Yesterday, Wisconsin’s supreme court decided that the discovery rule—that is, the rule that a tort claim for which the legislature has provided no other rule “accrues” for statute-of-limitations purposes when the plaintiff discovers both his injury and the identity of the tortfeasor—applies to statutes of limitations for both wrongful death (belonging to close relatives to compensate them for their own losses) and survival (belonging to the decedents and passing to their estates) actions. Christ v. Exxon Mobil, 2015 WI 58.

The case began when several current and former employees sued their tire-manufacturer employer and others, alleging injury from exposure to benzene-containing products at work. Some of the employees had died from their injuries, so relatives and personal representatives brought wrongful death and survival actions. The defendants moved to dismiss the claims because, they argued, they had accrued no later than the time of the decedents’ deaths and, having been filed more than three years after those deaths, were time-barred. The plaintiffs invoked the discovery rule because they and their decedents did not initially understand defendants’ role in their injuries. The circuit court granted defendants’ motion. The court of appeals summarily reversed, relying on its 2013 unpublished decision in parallel litigation involving the same defendants.

The supreme court affirmed in a 5-2 decision written by Justice Prosser. The Court described the history of wrongful death and survival actions from territorial days and determined that the discovery rule applied to both. In particular, the Court reasoned that a tortfeasor should not be better off after killing a victim than after seriously injuring him. After all, an injured plaintiff can invoke the discovery rule. In reaching its decision, the Court expressly overruled case law—chiefly, Terbush v, Boyle, 217 Wis. 636 (1935)—that, in its view, had already been overruled “[f]or all practical purposes,” ¶56, by its discovery rule cases, Hansen v. A.H. Robins, 113 Wis.2d 550 (1983), and Borello v. U.S. Oil, 130 Wis.2d 397 (1986).

The Court tempered its decision with a few “caveats,” reminding the parties that plaintiffs invoking the discovery rule must demonstrate reasonable diligence. The Court remanded the case to the trial court to decide whether the claims survived the statute of limitations under the discovery rule.

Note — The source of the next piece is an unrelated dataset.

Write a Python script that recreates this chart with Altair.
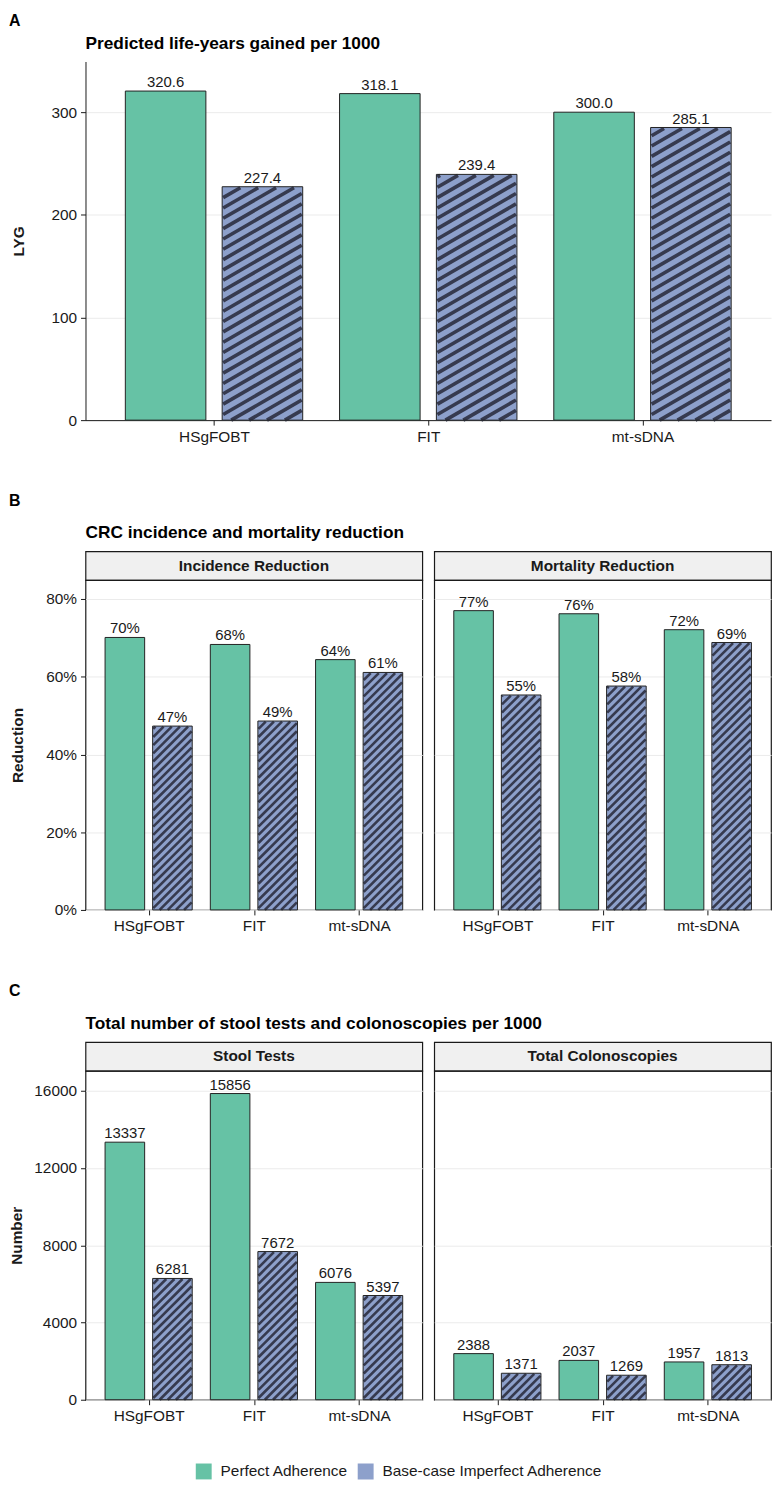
import json
import math
import altair as alt
import pandas as pd

FONT = "Liberation Sans"
INK = "#1A1A1A"
BAR_EDGE = "#222222"
HATCH_INK = "#363A4F"
GREEN = "#66C2A5"
BLUE = "#8DA0CB"
GRID = "#EBEBEB"
STRIP_FILL = "#F0F0F0"

# ---------------- data ----------------
TESTS = ["HSgFOBT", "FIT", "mt-sDNA"]
SERIES = ["Perfect Adherence", "Base-case Imperfect Adherence"]

LYG_PERFECT = [320.6, 318.1, 300.0]
LYG_IMPERFECT = [227.4, 239.4, 285.1]

PANELS_B = ["Incidence Reduction", "Mortality Reduction"]
INC_PERFECT = [0.701, 0.683, 0.644]
INC_IMPERFECT = [0.473, 0.486, 0.611]
MORT_PERFECT = [0.770, 0.762, 0.721]
MORT_IMPERFECT = [0.553, 0.576, 0.688]

PANELS_C = ["Stool Tests", "Total Colonoscopies"]
STOOL_PERFECT = [13337, 15856, 6076]
STOOL_IMPERFECT = [6281, 7672, 5397]
COLO_PERFECT = [2388, 2037, 1957]
COLO_IMPERFECT = [1371, 1269, 1813]

TICKS_A = [0, 100, 200, 300]
TICKS_B = [0, 0.2, 0.4, 0.6, 0.8]
TICKS_C = [0, 4000, 8000, 12000, 16000]


def long_rows(panel, perfect, imperfect):
    rows = []
    for t, p, q in zip(TESTS, perfect, imperfect):
        rows.append({"panel": panel, "test": t, "series": SERIES[0], "value": p})
        rows.append({"panel": panel, "test": t, "series": SERIES[1], "value": q})
    return rows


df = pd.DataFrame(
    long_rows("LYG", LYG_PERFECT, LYG_IMPERFECT)
    + long_rows(PANELS_B[0], INC_PERFECT, INC_IMPERFECT)
    + long_rows(PANELS_B[1], MORT_PERFECT, MORT_IMPERFECT)
    + long_rows(PANELS_C[0], STOOL_PERFECT, STOOL_IMPERFECT)
    + long_rows(PANELS_C[1], COLO_PERFECT, COLO_IMPERFECT)
)

# ---------------- style ----------------
INNER = 0.038   # half gap between the two bars of a group (x units)
OUTER = 0.414   # outer edge of a bar from the group centre (x units)


def hatch_symbol():
    segs = ["M-1,-1H1V1H-1Z"]
    for c in (-1.3, -0.43, 0.43, 1.3):
        if c >= 0:
            segs.append(f"M{c - 1:.3f},1L1,{c - 1:.3f}")
        else:
            segs.append(f"M-1,{c + 1:.3f}L{c + 1:.3f},-1")
    return "".join(segs)


LEGEND = alt.Legend(
    title=None,
    orient="none",
    legendX=110,
    legendY=1410,
    direction="horizontal",
    symbolSize=256,
    symbolStrokeColor=BAR_EDGE,
    symbolStrokeWidth=1.3,
    symbolOpacity=1,
    labelFont=FONT,
    labelFontSize=15.5,
    labelColor=INK,
    labelOffset=8,
    labelLimit=400,
    columnPadding=6,
)

COLOR_SCALE = alt.Scale(domain=SERIES, range=[GREEN, BLUE])
BAR_COLOR = alt.Color("series:N", scale=COLOR_SCALE, legend=None)
KEY_COLOR = alt.Color("series:N", scale=COLOR_SCALE, legend=LEGEND)
KEY_SHAPE = alt.Shape("series:N", scale=alt.Scale(domain=SERIES, range=["square", hatch_symbol()]),
                      legend=LEGEND)


def panel(name, width, height, ymax, yvals, yfmt, tfmt, ytitle, show_y, border, hatch,
          title_pad=9.5, with_keys=False):
    angle, spacing, sw, inset = hatch
    xs = alt.Scale(domain=[0.4, 3.6], nice=False, zero=False)
    ys = alt.Scale(domain=[0, ymax], nice=False, zero=True)
    kx = width / 3.2
    ky = height / ymax

    base = (
        alt.Chart(df)
        .transform_filter(alt.datum.panel == name)
        .transform_calculate(idx="indexof(" + json.dumps(TESTS) + ", datum.test) + 1")
        .transform_calculate(imp=f"datum.series === '{SERIES[1]}' ? 1 : 0")
        .transform_calculate(x0=f"datum.idx + (datum.imp ? {INNER} : -{OUTER})")
        .transform_calculate(x1=f"datum.idx + (datum.imp ? {OUTER} : -{INNER})")
        .transform_calculate(xc="(datum.x0 + datum.x1) / 2")
    )

    xaxis = alt.Axis(
        values=[1, 2, 3],
        labelExpr=json.dumps(TESTS) + "[datum.value - 1]",
        grid=False,
        domain=not border,
        domainColor=INK,
        domainWidth=1,
        ticks=True,
        tickSize=5,
        tickColor=INK,
        tickWidth=1,
        labelPadding=4,
        labelFont=FONT,
        labelFontSize=15.5,
        labelColor=INK,
        labelAngle=0,
        labelFlush=False,
        labelOverlap=False,
        title=None,
    )
    if show_y:
        yaxis = alt.Axis(
            values=yvals,
            format=yfmt,
            grid=True,
            gridColor=GRID,
            gridWidth=1,
            domain=not border,
            domainColor=INK,
            domainWidth=1,
            tickSize=5,
            tickColor=INK,
            tickWidth=1,
            labelPadding=4,
            labelFont=FONT,
            labelFontSize=15.5,
            labelColor=INK,
            labelFlush=False,
            labelOverlap=False,
            title=ytitle,
            titleFont=FONT,
            titleFontSize=15.5,
            titleFontWeight="bold",
            titleColor=INK,
            titlePadding=title_pad,
        )
    else:
        yaxis = alt.Axis(values=yvals, grid=True, gridColor=GRID, gridWidth=1,
                         labels=False, ticks=False, domain=False, title=None)

    def X(f):
        return alt.X(f, type="quantitative", scale=xs, axis=xaxis)

    def Y(f):
        return alt.Y(f, type="quantitative", scale=ys, axis=yaxis)

    layers = []
    if with_keys:
        # small points hidden behind the bars; they only carry the legend keys
        keys = (
            base.transform_calculate(mid="datum.value / 2")
            .mark_point(filled=True, stroke=BAR_EDGE, strokeWidth=1.3)
            .encode(x=X("xc"), y=Y("mid"), color=KEY_COLOR, shape=KEY_SHAPE)
        )
        layers.append(keys)

    bars = base.mark_rect(strokeWidth=0).encode(
        x=X("x0"), x2="x1", y=Y("value"), y2=alt.datum(0), color=BAR_COLOR,
    )

    m = math.tan(math.radians(angle))
    pv = spacing / math.cos(math.radians(angle))
    bw = (OUTER - INNER) * kx
    stripes = (
        base.transform_filter("datum.imp == 1")
        .transform_calculate(bh=f"datum.value * {ky}")
        .transform_calculate(ks=f"sequence(0, ceil((datum.bh + {m * bw}) / {pv}) + 1)")
        .transform_flatten(["ks"])
        .transform_calculate(b=f"{-m * bw} + datum.ks * {pv}")
        .transform_calculate(ua=f"max({inset}, -datum.b / {m})")
        .transform_calculate(ub=f"min({bw - inset}, (datum.bh - {inset} - datum.b) / {m})")
        .transform_filter("datum.ua < datum.ub")
        .transform_calculate(sx0=f"datum.x0 + datum.ua / {kx}")
        .transform_calculate(sx1=f"datum.x0 + datum.ub / {kx}")
        .transform_calculate(sy0=f"({m} * datum.ua + datum.b) / {ky}")
        .transform_calculate(sy1=f"({m} * datum.ub + datum.b) / {ky}")
        .mark_rule(color=HATCH_INK, strokeWidth=sw, strokeCap="butt")
        .encode(x=X("sx0"), x2="sx1", y=Y("sy0"), y2="sy1")
    )

    outline = base.mark_rect(fillOpacity=0, stroke=BAR_EDGE, strokeWidth=1).encode(
        x=X("x0"), x2="x1", y=Y("value"), y2=alt.datum(0),
    )

    labels = base.mark_text(baseline="alphabetic", dy=-4, fontSize=15, font=FONT, color=INK).encode(
        x=X("xc"), y=Y("value"), text=alt.Text("value:Q", format=tfmt),
    )

    layers += [bars, stripes, outline, labels]
    ch = alt.layer(*layers).properties(width=width, height=height)
    if border:
        ch = ch.properties(view=alt.ViewBackground(stroke=INK, strokeWidth=1.2))
    return ch


def strip(name, width):
    return (
        alt.Chart(pd.DataFrame({"panel": [name]}))
        .mark_text(font=FONT, fontSize=15.5, fontWeight="bold", color=INK, align="center", baseline="middle")
        .encode(text="panel:N")
        .properties(width=width, height=29,
                    view=alt.ViewBackground(fill=STRIP_FILL, stroke=INK, strokeWidth=1.2))
    )


LETTER_DX = -77


def letter(txt, offset):
    return alt.TitleParams(txt, anchor="start", frame="group", dx=LETTER_DX, font=FONT, fontSize=16,
                           fontWeight="bold", color="#000000", offset=offset)


def heading(txt, offset):
    return alt.TitleParams(txt, anchor="start", frame="group", font=FONT, fontSize=17.4,
                           fontWeight="bold", color="#000000", offset=offset)


HATCH_A = (30, 9.0, 3.6, 1.0)
HATCH_BC = (45, 5.8, 2.6, 0.6)

# ---------------- row A ----------------
plotA = panel("LYG", 690, 361, 349.4, TICKS_A, "d", ".1f", "LYG", True, False, HATCH_A,
              title_pad=25, with_keys=True).properties(
    title=heading("Predicted life-years gained per 1000", 9))
rowA = alt.vconcat(plotA, title=letter("A", 6))

# ---------------- row B ----------------
WB = 339
colsB = []
for i, name in enumerate(PANELS_B):
    p = panel(name, WB, 332, 0.8486, TICKS_B, ".0%", ".0%", "Reduction", i == 0, True, HATCH_BC,
              title_pad=20)
    colsB.append(alt.vconcat(strip(name, WB), p, spacing=0, bounds="flush"))
rowB_in = alt.hconcat(*colsB, spacing=10, title=heading("CRC incidence and mortality reduction", 9)) \
    .resolve_scale(x="independent", y="independent")
rowB = alt.vconcat(rowB_in, title=letter("B", 16))

# ---------------- row C ----------------
WC = 339
colsC = []
for i, name in enumerate(PANELS_C):
    p = panel(name, WC, 331, 17029, TICKS_C, "d", "d", "Number", i == 0, True, HATCH_BC,
              title_pad=9.5)
    colsC.append(alt.vconcat(strip(name, WC), p, spacing=0, bounds="flush"))
rowC_in = alt.hconcat(*colsC, spacing=10,
                      title=heading("Total number of stool tests and colonoscopies per 1000", 9)) \
    .resolve_scale(x="independent", y="independent")
rowC = alt.vconcat(rowC_in, title=letter("C", 16))

chart = (
    alt.concat(rowA, rowB, rowC, columns=1, spacing=48)
    .resolve_scale(x="independent", y="independent")
    .properties(padding={"top": 0, "left": 0, "right": 0, "bottom": 0}, background="#FFFFFF")
    .configure_view(strokeWidth=0)
)

chart.save("out.html", embed_options={"renderer": "svg", "actions": False})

The supreme court then rejected the defendants’ additional arguments that their constitutional rights were violated by the court of appeals’ summary disposition of the case (itself seven pages long). See Wis. Ct. App. IOP VI-1. Summary disposition is fairly common, last year accounting for 27% of the court’s case terminations—718 cases in all including 15 summary reversals. And there was no problem using the procedure here where the court of appeals simply applied its fully explicated decision from a parallel case.

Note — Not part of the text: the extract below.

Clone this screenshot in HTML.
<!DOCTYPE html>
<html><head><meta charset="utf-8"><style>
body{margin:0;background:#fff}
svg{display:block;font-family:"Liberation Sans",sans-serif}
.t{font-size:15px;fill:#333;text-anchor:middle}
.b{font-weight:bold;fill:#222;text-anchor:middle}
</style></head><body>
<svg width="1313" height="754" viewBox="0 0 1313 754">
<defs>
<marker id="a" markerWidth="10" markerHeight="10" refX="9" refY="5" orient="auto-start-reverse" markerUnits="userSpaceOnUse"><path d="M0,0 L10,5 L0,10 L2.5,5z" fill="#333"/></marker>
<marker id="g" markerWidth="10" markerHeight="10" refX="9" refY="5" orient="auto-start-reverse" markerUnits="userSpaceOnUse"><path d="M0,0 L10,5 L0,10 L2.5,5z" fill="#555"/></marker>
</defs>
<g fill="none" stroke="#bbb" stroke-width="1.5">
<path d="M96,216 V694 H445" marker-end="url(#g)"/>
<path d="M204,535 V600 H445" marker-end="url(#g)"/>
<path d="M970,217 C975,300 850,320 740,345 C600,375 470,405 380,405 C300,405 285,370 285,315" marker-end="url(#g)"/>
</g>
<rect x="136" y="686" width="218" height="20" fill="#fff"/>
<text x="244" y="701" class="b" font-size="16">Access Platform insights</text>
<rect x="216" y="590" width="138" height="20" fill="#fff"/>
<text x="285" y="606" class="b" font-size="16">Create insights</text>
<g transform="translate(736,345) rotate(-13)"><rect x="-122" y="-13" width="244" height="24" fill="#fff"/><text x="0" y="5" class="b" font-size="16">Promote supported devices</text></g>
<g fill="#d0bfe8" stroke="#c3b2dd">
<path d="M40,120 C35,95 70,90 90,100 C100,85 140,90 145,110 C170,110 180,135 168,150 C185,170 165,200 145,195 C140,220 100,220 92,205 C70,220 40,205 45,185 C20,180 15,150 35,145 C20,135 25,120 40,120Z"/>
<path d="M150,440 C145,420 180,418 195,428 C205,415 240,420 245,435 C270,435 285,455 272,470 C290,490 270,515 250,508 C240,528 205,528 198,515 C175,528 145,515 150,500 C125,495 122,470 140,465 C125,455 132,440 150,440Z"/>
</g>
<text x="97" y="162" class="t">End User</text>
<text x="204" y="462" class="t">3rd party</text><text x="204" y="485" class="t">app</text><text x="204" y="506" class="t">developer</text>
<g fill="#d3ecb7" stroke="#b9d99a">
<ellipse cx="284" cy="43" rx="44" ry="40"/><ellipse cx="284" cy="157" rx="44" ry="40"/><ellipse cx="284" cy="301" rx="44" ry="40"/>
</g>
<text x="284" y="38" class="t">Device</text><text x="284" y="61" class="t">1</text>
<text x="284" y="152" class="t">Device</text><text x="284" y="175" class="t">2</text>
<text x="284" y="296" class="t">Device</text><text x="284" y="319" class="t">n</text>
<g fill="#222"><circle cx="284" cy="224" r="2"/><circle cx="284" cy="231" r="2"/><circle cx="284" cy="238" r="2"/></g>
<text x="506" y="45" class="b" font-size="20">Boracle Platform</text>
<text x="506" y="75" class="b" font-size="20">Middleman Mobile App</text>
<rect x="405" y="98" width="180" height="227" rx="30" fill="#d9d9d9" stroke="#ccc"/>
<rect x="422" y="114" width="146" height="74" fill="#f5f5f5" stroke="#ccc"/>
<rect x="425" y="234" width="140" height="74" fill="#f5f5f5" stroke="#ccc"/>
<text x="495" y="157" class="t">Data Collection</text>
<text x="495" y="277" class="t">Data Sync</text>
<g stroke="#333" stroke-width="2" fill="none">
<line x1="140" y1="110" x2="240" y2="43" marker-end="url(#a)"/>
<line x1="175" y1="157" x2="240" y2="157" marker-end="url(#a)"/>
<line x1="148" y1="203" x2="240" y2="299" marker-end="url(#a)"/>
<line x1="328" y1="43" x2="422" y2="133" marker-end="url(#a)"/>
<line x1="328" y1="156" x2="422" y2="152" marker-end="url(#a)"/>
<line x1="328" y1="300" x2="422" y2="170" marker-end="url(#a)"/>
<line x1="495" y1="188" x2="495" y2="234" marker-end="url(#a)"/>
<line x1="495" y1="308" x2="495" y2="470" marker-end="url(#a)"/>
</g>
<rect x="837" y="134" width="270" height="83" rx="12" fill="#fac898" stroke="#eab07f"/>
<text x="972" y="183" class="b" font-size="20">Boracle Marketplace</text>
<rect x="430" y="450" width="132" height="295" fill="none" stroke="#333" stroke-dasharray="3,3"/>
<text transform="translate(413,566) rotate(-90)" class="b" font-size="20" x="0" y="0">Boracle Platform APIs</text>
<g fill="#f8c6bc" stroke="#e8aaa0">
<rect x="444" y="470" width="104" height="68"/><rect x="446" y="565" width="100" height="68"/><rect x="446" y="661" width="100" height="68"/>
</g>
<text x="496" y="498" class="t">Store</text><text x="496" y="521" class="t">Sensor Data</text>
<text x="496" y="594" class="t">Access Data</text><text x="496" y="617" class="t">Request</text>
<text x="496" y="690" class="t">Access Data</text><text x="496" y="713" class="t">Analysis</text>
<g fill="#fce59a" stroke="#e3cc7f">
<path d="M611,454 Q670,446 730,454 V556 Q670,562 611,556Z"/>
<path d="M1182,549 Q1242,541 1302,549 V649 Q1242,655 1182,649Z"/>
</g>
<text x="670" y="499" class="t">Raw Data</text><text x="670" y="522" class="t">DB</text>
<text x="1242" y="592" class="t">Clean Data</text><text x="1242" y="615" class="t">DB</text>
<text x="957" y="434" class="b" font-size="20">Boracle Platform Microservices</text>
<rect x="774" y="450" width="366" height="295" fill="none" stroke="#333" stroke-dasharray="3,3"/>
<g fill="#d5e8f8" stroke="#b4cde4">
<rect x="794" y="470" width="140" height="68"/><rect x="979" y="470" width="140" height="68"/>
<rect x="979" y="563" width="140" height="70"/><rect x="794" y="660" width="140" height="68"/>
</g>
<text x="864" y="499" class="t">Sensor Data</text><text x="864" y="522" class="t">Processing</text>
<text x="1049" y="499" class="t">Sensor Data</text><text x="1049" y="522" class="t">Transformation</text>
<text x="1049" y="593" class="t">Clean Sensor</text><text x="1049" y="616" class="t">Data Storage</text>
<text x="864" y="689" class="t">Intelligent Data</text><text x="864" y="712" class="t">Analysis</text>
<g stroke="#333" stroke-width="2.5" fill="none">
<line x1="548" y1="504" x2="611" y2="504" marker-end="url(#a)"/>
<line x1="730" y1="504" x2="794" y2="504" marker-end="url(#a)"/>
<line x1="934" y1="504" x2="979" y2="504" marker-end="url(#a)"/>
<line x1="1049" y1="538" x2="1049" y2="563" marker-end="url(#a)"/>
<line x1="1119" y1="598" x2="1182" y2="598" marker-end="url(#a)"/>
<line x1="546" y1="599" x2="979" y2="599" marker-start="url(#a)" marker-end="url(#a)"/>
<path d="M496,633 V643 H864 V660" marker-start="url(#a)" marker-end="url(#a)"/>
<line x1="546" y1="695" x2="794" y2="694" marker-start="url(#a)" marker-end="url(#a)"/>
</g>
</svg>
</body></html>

This decision applies only to what must be a small class of wrongful death/survival cases where the identity of the tortfeasor was not known when the victim died. Therefore, the claims revived by the Court’s decision are necessarily difficult to defend; the victim has died, and more than three years have passed since the alleged injury. The Court pointed out that—because Hansen is a policy-based rule—“very old claims” that place “too unreasonable a burden” on defendants may still be barred on policy grounds. ¶69.

Chief Justice Roggensack, joined by Justice Ziegler, dissented on the principal issue. They concluded that wrongful death actions accrue at death and that survival actions accrue no later than death.